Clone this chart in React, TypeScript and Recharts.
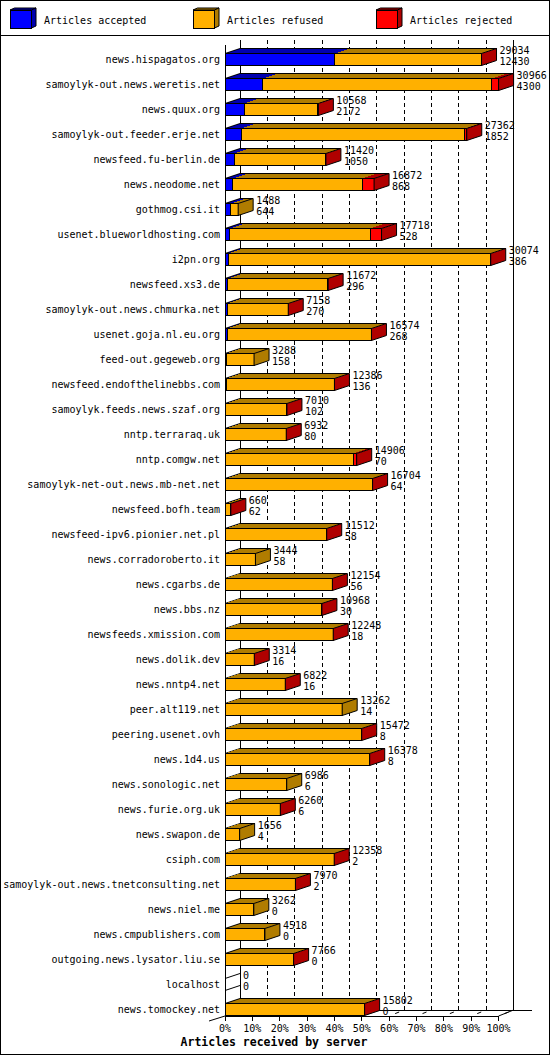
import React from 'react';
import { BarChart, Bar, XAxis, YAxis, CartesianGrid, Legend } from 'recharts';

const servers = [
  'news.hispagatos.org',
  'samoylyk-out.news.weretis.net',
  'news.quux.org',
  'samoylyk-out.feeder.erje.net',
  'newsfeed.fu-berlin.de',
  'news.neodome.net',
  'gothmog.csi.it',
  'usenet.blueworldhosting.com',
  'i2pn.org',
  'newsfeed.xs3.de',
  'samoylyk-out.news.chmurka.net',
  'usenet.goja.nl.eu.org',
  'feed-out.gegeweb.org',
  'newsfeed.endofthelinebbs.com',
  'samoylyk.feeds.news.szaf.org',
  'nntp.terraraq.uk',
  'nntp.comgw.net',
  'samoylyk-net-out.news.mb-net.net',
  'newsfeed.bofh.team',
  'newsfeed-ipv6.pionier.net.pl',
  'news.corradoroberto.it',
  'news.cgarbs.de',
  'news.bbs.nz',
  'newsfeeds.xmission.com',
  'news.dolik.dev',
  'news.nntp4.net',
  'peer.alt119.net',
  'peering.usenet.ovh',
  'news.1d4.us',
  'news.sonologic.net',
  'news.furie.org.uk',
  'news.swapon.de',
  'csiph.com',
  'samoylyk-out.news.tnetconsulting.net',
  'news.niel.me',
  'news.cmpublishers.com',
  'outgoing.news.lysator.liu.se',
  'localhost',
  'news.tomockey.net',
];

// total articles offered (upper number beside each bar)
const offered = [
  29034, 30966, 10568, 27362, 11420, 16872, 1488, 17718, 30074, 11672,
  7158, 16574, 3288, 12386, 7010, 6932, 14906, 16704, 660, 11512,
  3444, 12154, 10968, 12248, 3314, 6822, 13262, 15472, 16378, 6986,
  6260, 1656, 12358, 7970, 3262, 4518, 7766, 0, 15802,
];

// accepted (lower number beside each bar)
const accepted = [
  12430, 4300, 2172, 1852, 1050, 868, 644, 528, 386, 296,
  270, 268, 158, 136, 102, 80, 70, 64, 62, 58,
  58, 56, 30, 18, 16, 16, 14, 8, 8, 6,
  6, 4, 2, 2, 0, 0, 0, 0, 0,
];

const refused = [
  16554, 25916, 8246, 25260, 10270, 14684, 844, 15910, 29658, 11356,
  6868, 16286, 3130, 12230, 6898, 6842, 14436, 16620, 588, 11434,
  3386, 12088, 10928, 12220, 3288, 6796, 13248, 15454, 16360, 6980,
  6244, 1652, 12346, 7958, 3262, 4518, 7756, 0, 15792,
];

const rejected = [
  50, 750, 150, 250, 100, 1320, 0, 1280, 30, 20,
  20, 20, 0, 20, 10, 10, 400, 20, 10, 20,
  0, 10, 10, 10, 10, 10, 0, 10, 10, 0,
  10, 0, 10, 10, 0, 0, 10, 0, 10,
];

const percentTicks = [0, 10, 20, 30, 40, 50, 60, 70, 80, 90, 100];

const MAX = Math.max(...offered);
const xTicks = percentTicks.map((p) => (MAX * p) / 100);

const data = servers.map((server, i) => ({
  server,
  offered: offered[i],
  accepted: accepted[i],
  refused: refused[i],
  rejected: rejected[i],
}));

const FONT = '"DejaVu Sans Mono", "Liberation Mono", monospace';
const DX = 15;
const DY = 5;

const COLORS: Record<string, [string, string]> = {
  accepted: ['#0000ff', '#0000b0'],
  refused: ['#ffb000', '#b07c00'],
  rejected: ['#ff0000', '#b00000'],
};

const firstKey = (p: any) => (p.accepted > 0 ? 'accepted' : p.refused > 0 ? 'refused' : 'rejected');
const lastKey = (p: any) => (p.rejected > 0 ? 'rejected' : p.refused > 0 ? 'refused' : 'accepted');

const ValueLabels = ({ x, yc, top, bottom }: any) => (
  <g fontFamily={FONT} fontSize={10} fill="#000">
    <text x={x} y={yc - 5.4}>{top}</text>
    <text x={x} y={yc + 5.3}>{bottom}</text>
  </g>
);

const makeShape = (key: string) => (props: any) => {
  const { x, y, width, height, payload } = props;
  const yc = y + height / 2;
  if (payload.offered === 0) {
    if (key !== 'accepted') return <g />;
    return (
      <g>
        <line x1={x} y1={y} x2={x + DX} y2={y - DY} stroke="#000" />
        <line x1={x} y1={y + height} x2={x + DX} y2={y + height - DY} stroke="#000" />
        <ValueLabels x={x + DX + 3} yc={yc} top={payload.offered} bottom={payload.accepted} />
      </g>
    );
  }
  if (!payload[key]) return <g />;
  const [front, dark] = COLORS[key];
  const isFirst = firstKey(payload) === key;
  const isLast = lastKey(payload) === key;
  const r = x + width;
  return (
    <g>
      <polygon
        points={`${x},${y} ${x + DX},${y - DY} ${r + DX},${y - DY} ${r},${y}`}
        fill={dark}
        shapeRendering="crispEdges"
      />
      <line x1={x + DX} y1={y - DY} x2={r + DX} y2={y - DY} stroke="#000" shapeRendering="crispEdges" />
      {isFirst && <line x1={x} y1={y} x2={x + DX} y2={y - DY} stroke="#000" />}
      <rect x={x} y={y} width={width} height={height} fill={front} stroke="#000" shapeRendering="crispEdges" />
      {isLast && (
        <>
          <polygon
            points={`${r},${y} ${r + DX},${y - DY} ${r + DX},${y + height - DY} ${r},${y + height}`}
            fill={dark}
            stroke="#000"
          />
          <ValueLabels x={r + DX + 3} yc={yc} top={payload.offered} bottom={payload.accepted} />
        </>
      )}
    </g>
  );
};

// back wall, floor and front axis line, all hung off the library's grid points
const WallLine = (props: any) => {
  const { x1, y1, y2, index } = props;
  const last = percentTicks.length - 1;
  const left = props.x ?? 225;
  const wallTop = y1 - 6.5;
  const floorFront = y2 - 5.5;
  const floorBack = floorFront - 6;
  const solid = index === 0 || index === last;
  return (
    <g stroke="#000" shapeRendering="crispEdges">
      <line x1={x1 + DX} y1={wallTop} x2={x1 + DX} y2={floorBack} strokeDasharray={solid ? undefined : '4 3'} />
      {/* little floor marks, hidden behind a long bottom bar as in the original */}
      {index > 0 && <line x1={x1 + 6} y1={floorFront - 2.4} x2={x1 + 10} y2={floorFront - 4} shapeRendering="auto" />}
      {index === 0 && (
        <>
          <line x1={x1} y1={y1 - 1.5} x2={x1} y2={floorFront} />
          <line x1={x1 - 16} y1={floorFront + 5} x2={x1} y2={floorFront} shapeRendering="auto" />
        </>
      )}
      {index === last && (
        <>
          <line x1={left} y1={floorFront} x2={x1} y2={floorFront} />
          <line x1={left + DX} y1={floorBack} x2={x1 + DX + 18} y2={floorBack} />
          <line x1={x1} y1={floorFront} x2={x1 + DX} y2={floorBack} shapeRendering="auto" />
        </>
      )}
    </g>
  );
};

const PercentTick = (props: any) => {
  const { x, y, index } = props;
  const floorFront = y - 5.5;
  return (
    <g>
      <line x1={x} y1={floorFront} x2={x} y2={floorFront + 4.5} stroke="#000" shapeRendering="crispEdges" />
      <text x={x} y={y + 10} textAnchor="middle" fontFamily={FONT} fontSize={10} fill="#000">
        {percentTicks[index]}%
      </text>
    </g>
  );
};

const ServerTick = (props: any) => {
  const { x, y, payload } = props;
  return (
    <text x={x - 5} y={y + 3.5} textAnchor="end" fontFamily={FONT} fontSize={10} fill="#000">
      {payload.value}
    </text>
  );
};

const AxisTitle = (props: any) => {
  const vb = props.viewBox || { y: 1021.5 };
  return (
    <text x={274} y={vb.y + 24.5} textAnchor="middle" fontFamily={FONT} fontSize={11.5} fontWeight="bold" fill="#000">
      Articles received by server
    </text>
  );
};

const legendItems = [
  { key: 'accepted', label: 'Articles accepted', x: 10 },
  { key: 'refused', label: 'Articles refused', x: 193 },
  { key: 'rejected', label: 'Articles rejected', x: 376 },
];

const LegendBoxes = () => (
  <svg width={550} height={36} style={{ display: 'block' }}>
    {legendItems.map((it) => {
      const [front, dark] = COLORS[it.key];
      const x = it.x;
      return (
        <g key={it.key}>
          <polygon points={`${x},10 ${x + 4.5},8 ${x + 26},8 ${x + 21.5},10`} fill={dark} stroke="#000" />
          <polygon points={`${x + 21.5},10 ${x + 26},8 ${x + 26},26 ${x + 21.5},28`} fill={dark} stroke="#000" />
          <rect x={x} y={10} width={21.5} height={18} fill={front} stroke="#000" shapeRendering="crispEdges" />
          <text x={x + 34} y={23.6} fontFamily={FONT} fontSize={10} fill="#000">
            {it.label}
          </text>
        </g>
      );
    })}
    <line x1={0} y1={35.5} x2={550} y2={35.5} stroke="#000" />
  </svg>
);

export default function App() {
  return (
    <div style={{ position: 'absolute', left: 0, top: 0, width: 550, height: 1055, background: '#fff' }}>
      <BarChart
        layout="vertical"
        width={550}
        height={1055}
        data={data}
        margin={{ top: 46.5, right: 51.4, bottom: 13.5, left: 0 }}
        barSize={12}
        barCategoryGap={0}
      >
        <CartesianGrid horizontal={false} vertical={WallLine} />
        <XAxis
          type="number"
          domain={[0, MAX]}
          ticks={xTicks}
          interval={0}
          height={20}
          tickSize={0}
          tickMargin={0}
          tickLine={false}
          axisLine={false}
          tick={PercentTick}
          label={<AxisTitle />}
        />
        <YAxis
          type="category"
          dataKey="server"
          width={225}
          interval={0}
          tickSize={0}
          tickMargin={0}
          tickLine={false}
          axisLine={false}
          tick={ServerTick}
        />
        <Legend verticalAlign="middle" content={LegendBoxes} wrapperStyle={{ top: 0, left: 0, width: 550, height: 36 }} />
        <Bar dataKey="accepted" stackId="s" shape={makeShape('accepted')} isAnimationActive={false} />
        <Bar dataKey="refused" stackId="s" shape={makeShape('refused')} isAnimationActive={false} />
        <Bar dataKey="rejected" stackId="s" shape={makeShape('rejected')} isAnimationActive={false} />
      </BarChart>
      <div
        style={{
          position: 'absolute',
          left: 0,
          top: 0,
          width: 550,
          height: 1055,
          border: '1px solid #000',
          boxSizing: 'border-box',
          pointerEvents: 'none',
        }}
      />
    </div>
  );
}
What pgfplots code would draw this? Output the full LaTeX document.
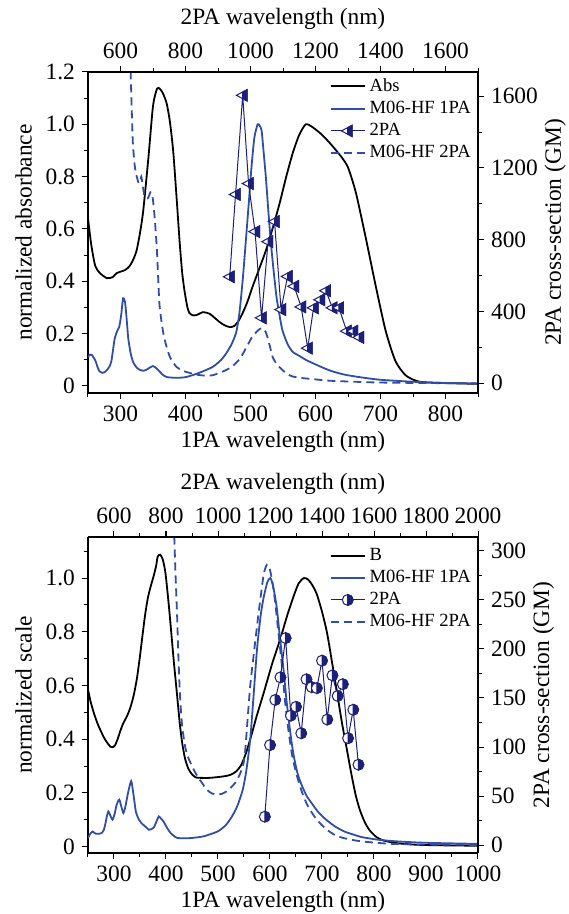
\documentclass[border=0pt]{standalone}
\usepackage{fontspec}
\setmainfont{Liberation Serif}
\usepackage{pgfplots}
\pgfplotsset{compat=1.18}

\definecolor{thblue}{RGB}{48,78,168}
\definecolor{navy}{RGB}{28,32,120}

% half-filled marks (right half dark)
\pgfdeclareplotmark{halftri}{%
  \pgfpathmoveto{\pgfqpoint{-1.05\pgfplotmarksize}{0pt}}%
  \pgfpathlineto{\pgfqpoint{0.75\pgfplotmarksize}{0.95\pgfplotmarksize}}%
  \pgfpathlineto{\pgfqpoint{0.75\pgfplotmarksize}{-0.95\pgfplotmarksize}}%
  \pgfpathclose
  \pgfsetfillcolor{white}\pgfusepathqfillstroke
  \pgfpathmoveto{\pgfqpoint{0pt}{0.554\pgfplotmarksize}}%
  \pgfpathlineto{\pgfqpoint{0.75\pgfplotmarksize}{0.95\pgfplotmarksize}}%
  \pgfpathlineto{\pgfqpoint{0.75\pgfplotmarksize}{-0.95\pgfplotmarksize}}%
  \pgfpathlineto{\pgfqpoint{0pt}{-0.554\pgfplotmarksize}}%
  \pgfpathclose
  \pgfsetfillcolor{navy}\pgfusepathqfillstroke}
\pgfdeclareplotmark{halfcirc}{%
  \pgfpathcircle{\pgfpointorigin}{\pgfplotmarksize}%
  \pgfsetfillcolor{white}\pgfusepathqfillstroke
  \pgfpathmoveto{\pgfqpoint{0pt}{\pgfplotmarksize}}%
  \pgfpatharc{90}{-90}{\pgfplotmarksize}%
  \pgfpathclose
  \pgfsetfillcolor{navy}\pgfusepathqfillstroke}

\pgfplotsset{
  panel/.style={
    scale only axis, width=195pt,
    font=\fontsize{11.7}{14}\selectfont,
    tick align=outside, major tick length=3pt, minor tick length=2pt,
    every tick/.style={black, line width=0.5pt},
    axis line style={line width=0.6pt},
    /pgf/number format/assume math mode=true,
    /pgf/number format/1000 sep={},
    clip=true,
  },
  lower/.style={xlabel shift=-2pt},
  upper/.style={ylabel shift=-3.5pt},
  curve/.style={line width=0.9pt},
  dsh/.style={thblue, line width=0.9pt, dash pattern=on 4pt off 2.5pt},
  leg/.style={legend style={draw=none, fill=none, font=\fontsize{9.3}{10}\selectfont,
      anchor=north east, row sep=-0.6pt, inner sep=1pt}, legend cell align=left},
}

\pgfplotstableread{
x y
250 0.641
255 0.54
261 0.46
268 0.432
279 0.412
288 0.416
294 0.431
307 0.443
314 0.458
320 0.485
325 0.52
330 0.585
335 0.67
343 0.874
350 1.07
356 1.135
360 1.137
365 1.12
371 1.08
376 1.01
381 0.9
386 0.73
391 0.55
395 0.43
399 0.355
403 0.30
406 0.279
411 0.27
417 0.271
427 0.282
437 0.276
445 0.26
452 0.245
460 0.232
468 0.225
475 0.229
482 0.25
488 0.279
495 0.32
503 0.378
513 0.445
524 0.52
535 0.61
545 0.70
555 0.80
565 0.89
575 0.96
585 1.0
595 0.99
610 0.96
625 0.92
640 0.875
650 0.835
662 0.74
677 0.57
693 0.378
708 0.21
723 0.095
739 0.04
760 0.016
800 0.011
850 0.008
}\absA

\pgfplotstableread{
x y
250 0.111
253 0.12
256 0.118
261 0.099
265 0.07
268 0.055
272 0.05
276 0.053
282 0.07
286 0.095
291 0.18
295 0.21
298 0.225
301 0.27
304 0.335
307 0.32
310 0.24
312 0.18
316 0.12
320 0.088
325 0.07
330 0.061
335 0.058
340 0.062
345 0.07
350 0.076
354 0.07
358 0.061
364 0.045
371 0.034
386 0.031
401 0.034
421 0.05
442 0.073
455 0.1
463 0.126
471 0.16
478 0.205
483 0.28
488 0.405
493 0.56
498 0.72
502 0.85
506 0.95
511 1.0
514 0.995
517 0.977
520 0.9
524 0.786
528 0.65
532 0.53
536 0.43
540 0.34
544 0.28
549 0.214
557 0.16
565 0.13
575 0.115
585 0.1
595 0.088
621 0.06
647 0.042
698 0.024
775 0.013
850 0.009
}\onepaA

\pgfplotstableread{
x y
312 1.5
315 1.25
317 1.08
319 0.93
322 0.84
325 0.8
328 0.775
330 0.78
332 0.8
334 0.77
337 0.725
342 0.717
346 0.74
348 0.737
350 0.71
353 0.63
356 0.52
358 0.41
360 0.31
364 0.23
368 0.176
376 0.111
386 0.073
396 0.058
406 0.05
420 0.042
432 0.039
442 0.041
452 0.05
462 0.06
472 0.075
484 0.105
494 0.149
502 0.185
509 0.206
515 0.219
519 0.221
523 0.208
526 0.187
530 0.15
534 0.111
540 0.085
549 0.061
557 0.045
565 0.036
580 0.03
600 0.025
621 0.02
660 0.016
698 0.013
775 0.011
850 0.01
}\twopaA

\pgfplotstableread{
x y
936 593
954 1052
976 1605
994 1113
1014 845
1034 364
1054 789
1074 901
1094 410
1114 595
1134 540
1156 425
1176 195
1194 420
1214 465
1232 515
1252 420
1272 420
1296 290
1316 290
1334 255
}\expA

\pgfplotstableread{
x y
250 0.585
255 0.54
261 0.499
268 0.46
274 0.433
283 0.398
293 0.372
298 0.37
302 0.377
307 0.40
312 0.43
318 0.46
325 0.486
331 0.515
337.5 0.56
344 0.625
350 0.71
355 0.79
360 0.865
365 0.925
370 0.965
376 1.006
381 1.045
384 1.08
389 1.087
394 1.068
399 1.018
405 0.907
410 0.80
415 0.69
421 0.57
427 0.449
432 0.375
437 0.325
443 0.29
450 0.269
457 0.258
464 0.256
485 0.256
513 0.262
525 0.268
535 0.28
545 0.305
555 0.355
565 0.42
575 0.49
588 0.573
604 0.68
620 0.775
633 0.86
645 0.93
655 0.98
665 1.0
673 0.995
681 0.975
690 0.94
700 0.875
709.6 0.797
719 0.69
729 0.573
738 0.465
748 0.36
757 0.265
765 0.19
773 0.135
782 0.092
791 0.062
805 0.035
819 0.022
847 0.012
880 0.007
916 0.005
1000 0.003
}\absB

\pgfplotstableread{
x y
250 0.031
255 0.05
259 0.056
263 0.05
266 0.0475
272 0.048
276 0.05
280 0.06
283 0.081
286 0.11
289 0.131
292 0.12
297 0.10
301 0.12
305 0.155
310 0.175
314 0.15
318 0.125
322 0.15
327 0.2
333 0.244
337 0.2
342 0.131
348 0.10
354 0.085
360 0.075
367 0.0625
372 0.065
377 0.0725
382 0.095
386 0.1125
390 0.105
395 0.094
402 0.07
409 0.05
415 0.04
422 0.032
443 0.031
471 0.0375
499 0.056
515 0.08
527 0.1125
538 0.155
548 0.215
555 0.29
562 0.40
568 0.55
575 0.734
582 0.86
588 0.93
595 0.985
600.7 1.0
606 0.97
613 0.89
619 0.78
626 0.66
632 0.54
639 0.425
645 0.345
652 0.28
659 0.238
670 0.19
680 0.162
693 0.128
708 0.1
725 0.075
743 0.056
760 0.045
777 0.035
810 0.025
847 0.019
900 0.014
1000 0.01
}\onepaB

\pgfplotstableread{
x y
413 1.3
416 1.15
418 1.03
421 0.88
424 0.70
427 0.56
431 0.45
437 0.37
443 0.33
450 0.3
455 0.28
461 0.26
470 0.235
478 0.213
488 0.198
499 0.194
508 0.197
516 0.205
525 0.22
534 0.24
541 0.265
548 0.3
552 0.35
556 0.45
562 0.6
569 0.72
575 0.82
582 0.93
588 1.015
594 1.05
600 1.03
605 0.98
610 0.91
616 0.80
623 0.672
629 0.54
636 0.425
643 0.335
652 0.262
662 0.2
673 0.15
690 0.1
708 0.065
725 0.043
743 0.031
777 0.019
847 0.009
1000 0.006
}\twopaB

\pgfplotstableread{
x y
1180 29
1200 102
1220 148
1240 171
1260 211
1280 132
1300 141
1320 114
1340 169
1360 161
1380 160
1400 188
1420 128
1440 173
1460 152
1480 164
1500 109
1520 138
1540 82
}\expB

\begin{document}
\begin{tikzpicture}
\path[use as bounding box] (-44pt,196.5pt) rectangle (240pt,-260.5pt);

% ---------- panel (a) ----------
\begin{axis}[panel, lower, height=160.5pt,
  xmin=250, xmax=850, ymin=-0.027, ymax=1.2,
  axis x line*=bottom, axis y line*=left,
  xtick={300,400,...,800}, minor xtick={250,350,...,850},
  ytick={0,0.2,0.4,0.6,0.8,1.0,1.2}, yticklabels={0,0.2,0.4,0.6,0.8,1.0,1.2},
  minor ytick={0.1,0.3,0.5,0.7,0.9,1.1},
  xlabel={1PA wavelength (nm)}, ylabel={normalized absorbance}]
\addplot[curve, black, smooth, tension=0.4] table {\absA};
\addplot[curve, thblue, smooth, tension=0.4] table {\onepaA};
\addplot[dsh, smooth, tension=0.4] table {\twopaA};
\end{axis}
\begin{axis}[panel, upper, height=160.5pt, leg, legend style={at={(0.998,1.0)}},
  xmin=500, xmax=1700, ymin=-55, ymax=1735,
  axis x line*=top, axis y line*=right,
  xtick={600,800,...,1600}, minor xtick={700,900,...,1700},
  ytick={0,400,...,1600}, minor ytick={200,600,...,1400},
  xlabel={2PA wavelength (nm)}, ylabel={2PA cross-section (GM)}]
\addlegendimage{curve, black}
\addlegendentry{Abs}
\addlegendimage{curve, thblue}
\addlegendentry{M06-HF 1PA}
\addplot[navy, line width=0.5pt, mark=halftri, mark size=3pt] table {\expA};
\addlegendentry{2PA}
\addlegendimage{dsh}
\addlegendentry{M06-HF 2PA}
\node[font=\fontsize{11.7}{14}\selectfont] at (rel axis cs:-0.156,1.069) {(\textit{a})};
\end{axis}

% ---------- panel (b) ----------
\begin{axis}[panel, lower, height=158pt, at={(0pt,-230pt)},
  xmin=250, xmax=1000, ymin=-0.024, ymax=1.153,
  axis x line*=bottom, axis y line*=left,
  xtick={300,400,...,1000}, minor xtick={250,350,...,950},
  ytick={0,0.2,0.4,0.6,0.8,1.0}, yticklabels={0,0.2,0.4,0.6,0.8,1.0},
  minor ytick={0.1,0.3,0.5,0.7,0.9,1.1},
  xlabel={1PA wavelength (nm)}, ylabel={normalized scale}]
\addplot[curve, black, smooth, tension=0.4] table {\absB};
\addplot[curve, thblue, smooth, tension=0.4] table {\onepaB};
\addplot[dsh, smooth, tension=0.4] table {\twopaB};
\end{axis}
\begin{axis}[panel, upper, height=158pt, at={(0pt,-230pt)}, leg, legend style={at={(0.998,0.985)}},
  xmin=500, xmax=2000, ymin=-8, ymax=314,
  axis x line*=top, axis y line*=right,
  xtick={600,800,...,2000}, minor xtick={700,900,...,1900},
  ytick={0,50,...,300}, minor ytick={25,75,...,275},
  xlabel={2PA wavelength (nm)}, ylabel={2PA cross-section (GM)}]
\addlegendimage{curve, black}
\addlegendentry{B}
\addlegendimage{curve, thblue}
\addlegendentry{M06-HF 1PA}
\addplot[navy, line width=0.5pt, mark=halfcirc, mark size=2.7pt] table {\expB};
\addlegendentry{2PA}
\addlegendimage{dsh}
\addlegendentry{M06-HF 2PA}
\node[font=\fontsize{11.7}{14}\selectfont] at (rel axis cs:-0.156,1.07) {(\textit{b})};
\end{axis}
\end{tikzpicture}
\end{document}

__WORK REQUIRED__. Everything from the first line of the entries through the line that contains "YAxis, CartesianGrid, Legend" is to be reproduced exactly, except the pictures.

__RESPONSE TO THIS TASK__.
Clone this chart in React, TypeScript and Recharts.
import React from 'react';
import { BarChart, Bar, XAxis, YAxis, CartesianGrid, Legend } from 'recharts';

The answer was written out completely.